What kind of year will Minnesota’s farmers have?

Heck if I know. For that matter, heck if anyone knows. Some data points (I’m focusing here on Minnesota’s major crops, corn and soybeans, and also meat and dairy):

Corn and soybean prices have spiked.

Experts in the soybean market like Davis attribute high corn and soybean prices to poor weather conditions in South America and America’s Midwest and increased demand from China.

“It’s basic supply and demand,” Davis said.

Dry conditions in Brazil reduced the supply of corn and soybeans coming from South America’s largest country while cold temperatures limited crops coming from the Upper Midwest.
(The Daily Record)

As the article notes most farmers don’t have corn and soybeans to sell right now, at these prices.

– Gee willikers!

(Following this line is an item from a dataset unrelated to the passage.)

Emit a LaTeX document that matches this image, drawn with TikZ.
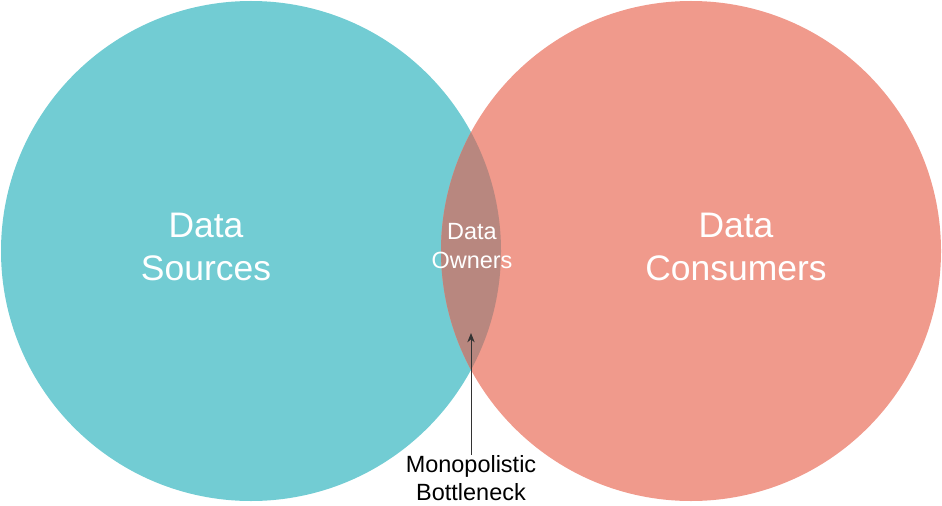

Who woulda thunk it?! It turns out that Big Meat was never in anything like the dire, desperate place that was claimed.

Last year, as the meatpacking industry’s frontline workers were infected with COVID-19 and the industry pushed claims of a meat shortage, companies in the U.S. exported more than $22 billion in meat products, continuing an upward trend in foreign sales since 2016.

Trade data from the U.S. Census Bureau shows that in 2020 the value of American meat exports reached its highest level since 2014…

USA TODAY reported in June 2020 that, while meat production tanked from mid-March through the end of April, exports increased and the industry never had to tap into its reserves.
(Midwest Center for Investigative Reporting)

(I note that the website to which that hyperlink takes you has a lot of great agriculture stuff.)

The Biden administration has kept the Trump China tariffs in place, apparently as bargaining chips in ongoing negotiations. But U.S. financial markets are doing OK, to say the least, so it’s all totally cool, right?

– The Biden administration is also picking a fight with Canada, over dairy.

As far as any legitimate governing efforts, to rectify the large-scale imbalances between the profits and power of actual farmers and farm communities on the one hand, and Big Ag, Big Processing, and Big Meat on the other, nothing like that seems to be out there at all.